But who has said they see a bright light or hear voices telling them to do certain things or life your life in a certain way?
OK... I'll give into temptation... Isaiah, Elijah, Elisha, Daniel, Noah, Jesus... :D Should I go on?
But the bible says, "Thou shalt not kill" - do we interpret that to mean murder is wrong but killing is fine? It seems quite apparent God had no compunction about making the Hebrews kill innocent men and women - he even wiped out almost all humans himself.
My example is not fallacious, because it says, "But what if the child was the first person in the world to have AIDS and you know 20 million people will die from it in the next 2 decades?" The question is valid I think. It is asking 'if this situation, it that action still wrong?" And after all, we live in a world where the good of the many outweighs the good of the few, right? Isn't that almost a definition of Democracy?
Valid example!
methmaniac said:Us trying to comprehend God and God's ways is kin to asking a robot to comprehend the person that makes it.
forever after said:That analogy is positively awful.
Maybe. It seems like we're on the verge of the emergence of generalized AI, so indeed, "robots" who hold the ability to understand their creators (at least to the degree that we can understand ourselves, which appears somewhat meager).
What does this say about humans' potential relation to the processes of creation at work in the universe in general?
ebola
I can prove it to myself, as much as anyone can prove anything.
It's not something I want to believe, for comfort sake.
I didn't hear voices or see a light.
What you're describing sounds like psychosis.
You're making assumptions.
Maybe. I don't really know how you can say that with any certainty.
And, God isn't in this world.
My brain didn't tell me anything.
I'm not making any assumptions. You are.
Nobody mentioned hearing voices. But it makes us sound crazy, doesn't it?
It's difficult, nigh impossible, to explain if you haven't encountered God / had a fully transcendental divine experience.
I don't expect you to take my word for it and I have no intention of attempting to explain it to you.
I will say this, however: before I encountered God, I was a skeptical "non-believer".
I didn't want to believe in what I'd experienced and I tried as hard as I could to find some other explanation.
I didn't seek out God.
God found me.
I have seen and experienced extraordinary things, that I cannot put into words.
The atheist argument is, often: concisely explain the ineffable or it doesn't exist.
I have experienced psychosis.
Encountering God is nothing like psychosis.

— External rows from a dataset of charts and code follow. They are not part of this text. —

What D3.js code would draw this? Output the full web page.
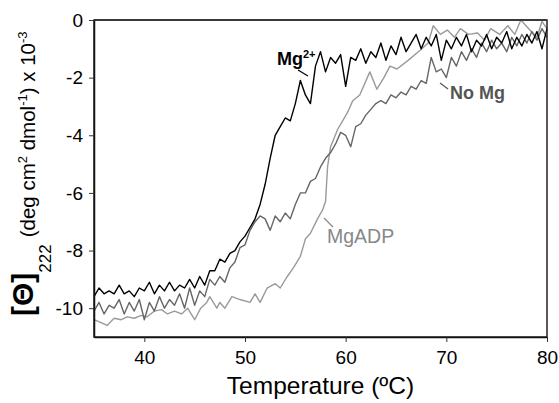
<!DOCTYPE html>
<html>
<head>
<meta charset="utf-8">
<script src="https://cdn.jsdelivr.net/npm/d3@7"></script>
<style>
  body { margin: 0; background: #fff; }
  svg { display: block; font-family: "Liberation Sans", Arial, sans-serif; }
</style>
</head>
<body>
<div id="graph"></div>
<script>
// temperatures for the two densely sampled curves (0.5 ºC steps)
var tempDense = d3.range(35, 80.01, 0.5);

// Mg2+ (black)
var mgValues = [
  -9.6, -9.3, -9.5, -9.4, -9.5, -9.2, -9.5, -9.4, -9.6, -9.3,
  -9.4, -9.1, -9.5, -9.2, -9.4, -9.1, -9.4, -9.2, -9.3, -9.0,
  -9.3, -8.9, -9.2, -8.7, -8.7, -8.3, -8.4, -8.1, -8.0, -7.7,
  -7.5, -7.2, -6.9, -6.4, -5.7, -4.8, -4.0, -3.7, -3.4, -3.5,
  -2.9, -2.1, -2.6, -2.9, -1.6, -1.1, -1.8, -1.3, -1.5, -1.2,
  -2.3, -1.3, -1.4, -1.0, -1.5, -1.1, -1.3, -0.8, -1.4, -0.9,
  -1.2, -0.6, -1.1, -0.8, -0.5, -1.0, -0.6, -0.9, -0.5, -1.4,
  -0.7, -1.0, -0.6, -0.9, -0.5, -1.1, -0.7, -0.9, -0.5, -1.0,
  -0.6, -0.8, -0.4, -1.0, -0.6, -0.9, -0.5, -0.8, -0.4, -1.0,
  -0.3
];

// No Mg (dark grey)
var noMgValues = [
  -10.1, -9.8, -10.2, -9.9, -10.0, -9.7, -10.2, -9.8, -10.1, -9.7,
  -10.4, -9.8, -10.1, -9.6, -10.0, -9.7, -9.9, -9.5, -10.0, -9.3,
  -9.9, -9.4, -9.6, -9.0, -9.2, -8.9, -9.1, -8.6, -8.4, -7.9,
  -7.8, -7.3, -7.0, -6.8, -6.9, -7.3, -6.8, -7.0, -6.7, -6.9,
  -6.4, -6.0, -6.0, -5.6, -5.5, -5.1, -4.8, -4.6, -4.3, -3.9,
  -4.0, -4.4, -3.7, -3.6, -3.3, -3.1, -2.9, -2.8, -2.9, -2.6,
  -2.7, -2.5, -2.6, -2.3, -2.4, -2.1, -2.2, -1.3, -1.8, -1.7,
  -2.0, -1.3, -1.6, -1.1, -1.4, -1.0, -1.3, -0.8, -1.1, -0.7,
  -1.0, -0.8, -1.1, -0.6, -0.9, -0.5, -0.8, -0.4, -0.7, -0.3,
  -0.6
];

// MgADP (light grey), sparser sampling
var tempADP = [
  35, 35.7, 36.3, 37, 37.7, 38.3, 39, 39.7, 40.3, 41,
  41.7, 42.3, 43, 43.7, 44.3, 45, 45.6, 46.2, 46.5, 47.2,
  47.5, 48, 48.7, 49.5, 50.5, 51, 51.5, 52.2, 53, 53.5,
  54.2, 54.8, 55.5, 56, 56.5, 57.2, 57.7, 58, 58.2, 58.5,
  59.2, 60.2, 60.7, 61.4, 62.4, 63.1, 63.8, 64.4, 65.1, 66.2,
  67.4, 68.2, 68.7, 69.4, 70.1, 70.8, 71.4, 72.2, 73.1, 73.8,
  74.4, 75.3, 76.1, 76.8, 77.4, 78.3, 79, 79.5, 80
];
var adpValues = [
  -10.4, -10.5, -10.6, -10.35, -10.4, -10.3, -10.35, -10.25, -10.3, -10.1,
  -10.05, -10.2, -10.1, -10.2, -10.0, -10.4, -10.0, -9.8, -9.6, -10.0,
  -9.8, -10.0, -9.6, -9.7, -9.8, -9.5, -9.8, -9.3, -9.15, -9.3,
  -8.9, -8.6, -8.2, -7.6, -7.4, -6.9, -6.6, -6.3, -5.1, -4.4,
  -3.8, -3.2, -2.8, -2.6, -1.8, -2.4, -2.0, -1.6, -1.7, -1.4,
  -1.05, -0.8, -0.2, -0.5, -0.35, -0.6, -0.3, -0.5, -0.45, -0.7,
  -0.3, -0.5, -0.2, -0.5, 0.0, -0.35, -0.6, -0.05, -0.3
];

var xTicks = [40, 50, 60, 70, 80];
var yTicks = [0, -2, -4, -6, -8, -10];

var W = 559, H = 403;
var margin = { top: 20, right: 12, bottom: 66, left: 94 };
var width = W - margin.left - margin.right,
    height = H - margin.top - margin.bottom;

var x = d3.scaleLinear().domain([35, 80]).range([0, width]);
var y = d3.scaleLinear().domain([-11, 0]).range([height, 0]);

var svg = d3.select("#graph").append("svg")
    .attr("width", W)
    .attr("height", H);

var g = svg.append("g")
    .attr("transform", `translate(${margin.left},${margin.top})`);

var line = d3.line()
    .x(d => x(d[0]))
    .y(d => y(d[1]));

var series = [
  { name: "MgADP", color: "#9a9a9a", pts: d3.zip(tempADP, adpValues) },
  { name: "No Mg", color: "#666", pts: d3.zip(tempDense, noMgValues) },
  { name: "Mg", color: "#000", pts: d3.zip(tempDense, mgValues) }
];

g.append("g")
  .selectAll("path")
  .data(series)
  .join("path")
    .attr("fill", "none")
    .attr("stroke", d => d.color)
    .attr("stroke-width", 1.4)
    .attr("stroke-linejoin", "round")
    .attr("d", d => line(d.pts));

// frame
g.append("rect")
    .attr("width", width)
    .attr("height", height)
    .attr("fill", "none")
    .attr("stroke", "#222")
    .attr("stroke-width", 1.5);
g.append("line")
    .attr("x1", 0).attr("x2", width)
    .attr("y1", 0).attr("y2", 0)
    .attr("stroke", "#3a3a3a")
    .attr("stroke-width", 2.2);

// axes
var xAxis = g.append("g")
    .attr("transform", `translate(0,${height})`)
    .call(d3.axisBottom(x).tickValues(xTicks).tickSize(5).tickPadding(9).tickSizeOuter(0));
var yAxis = g.append("g")
    .call(d3.axisLeft(y).tickValues(yTicks).tickSize(5).tickPadding(6).tickSizeOuter(0)
      .tickFormat(d3.format("d")));

[xAxis, yAxis].forEach(a => {
  a.select(".domain").attr("stroke", "#111").attr("stroke-width", 1.5);
  a.selectAll(".tick line").attr("stroke", "#333");
  a.selectAll("text")
    .attr("fill", "#000")
    .style("font-family", "'Liberation Sans', Arial, sans-serif")
    .style("font-size", "19px");
});
yAxis.selectAll("text").text(d => d === 0 ? "0" : "-" + Math.abs(d));

// x label
svg.append("text")
    .attr("x", margin.left + width / 2)
    .attr("y", 394)
    .attr("text-anchor", "middle")
    .style("font-size", "24.5px")
    .text("Temperature (ºC)");

// y label, rotated
var yl = svg.append("text")
    .attr("transform", "translate(33,316) rotate(-90)")
    .attr("x", 0)
    .attr("y", 0);
yl.append("tspan").style("font-weight", "bold").style("font-size", "30px").text("[Θ]");
yl.append("tspan").style("font-size", "17px").attr("dy", 18).text("222");
yl.append("tspan").style("font-size", "20.5px").attr("dx", 7).attr("dy", -16).text("(deg cm");
yl.append("tspan").style("font-size", "13px").attr("dy", -8).text("2");
yl.append("tspan").style("font-size", "20.5px").attr("dy", 8).text(" dmol");
yl.append("tspan").style("font-size", "13px").attr("dy", -8).text("-1");
yl.append("tspan").style("font-size", "20.5px").attr("dy", 8).text(") x 10");
yl.append("tspan").style("font-size", "13px").attr("dy", -8).text("-3");

// curve labels with leader lines
var labels = [
  { tx: 277, ty: 65, color: "#000", weight: "bold", text: "Mg", sup: "2+", l: [[298, 70], [308, 76]] },
  { tx: 450, ty: 99, color: "#555", weight: "bold", text: "No Mg", l: [[440, 83], [448, 89]] },
  { tx: 327, ty: 243, color: "#888", weight: "normal", text: "MgADP", l: [[324, 218], [333, 227]] }
];
labels.forEach(d => {
  svg.append("line")
    .attr("x1", d.l[0][0]).attr("y1", d.l[0][1])
    .attr("x2", d.l[1][0]).attr("y2", d.l[1][1])
    .attr("stroke", d.color)
    .attr("stroke-width", 1.2);
  var t = svg.append("text")
    .attr("x", d.tx)
    .attr("y", d.ty)
    .attr("fill", d.color)
    .style("font-weight", d.weight)
    .style("font-size", d.weight === "bold" ? "18px" : "19.5px")
    .text(d.text);
  if (d.sup) {
    t.append("tspan").attr("dy", -7).style("font-size", "11px").text(d.sup);
  }
});
</script>
</body>
</html>
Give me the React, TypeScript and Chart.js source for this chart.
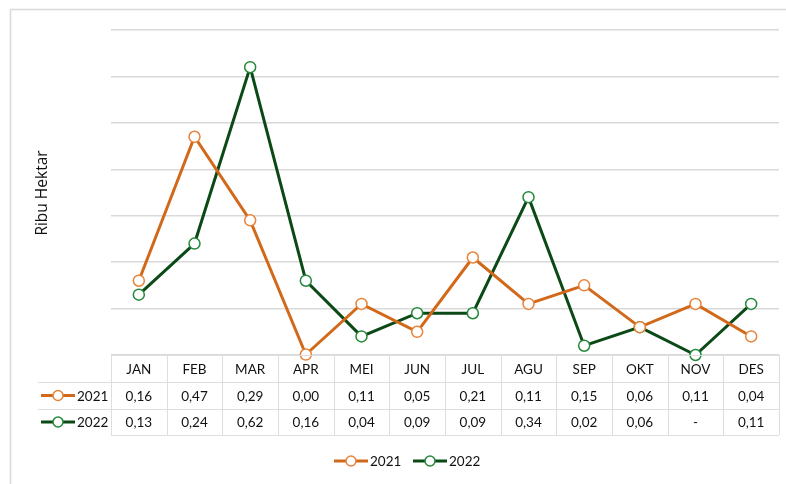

God is clearer and more certain than anything in this life. It is not a matter of faith.
Some people who haven't encountered God, have faith that there is a God.
You could argue that those people believe what they want to believe.
Me: I don't have faith; I don't believe; I know.
It's a little revealing that you assume so much.
How do you know about something you haven't experienced?
It seems like you - for whatever reason - really don't want to believe.
Stop making assumptions about the divine. It's foolish and patronizing.
If you think "we" hear voices, ask us.
Don't just assume "we're" psychotic, for convenience sake.
It says more about you than it does about "us".
So in the example given, which of the killings are justified? How right is the man to kill someone who is going to kill millions? How right is it to kill HIM and let millions die instead?I interpret it to mean murder is wrong which is backed up by Hebrew meaning and context.
I believe murder is unjustly killing.
A justified killing is not murder.
We don't determine ultimately what is justifiable.
We don't get to judge ourselves.
That's great but I don't feel him even when I was religious and read the bible as a little one until I started to get a mind of my own and away from my mother's belief's. My mom used to tell me stories about praying to god asking for him to take away her pain and he would. She even claims he got her to walk overnight when she needed leg braces as a kid. Now I have seen my mom getting more messed up over the years and its one thing after another so it seems god has left her side. Me I never felt any inkling he existed besides what others tell me so how can I trust him? Trust has to be earned you don't get trust by hiding in a closet
If you judge me guilty and I don't feel I am, conflict ensues.
I don't agree with this robot ideology.
Knee Nay said:I think a better comparison would be to compare it with a human being and a cat.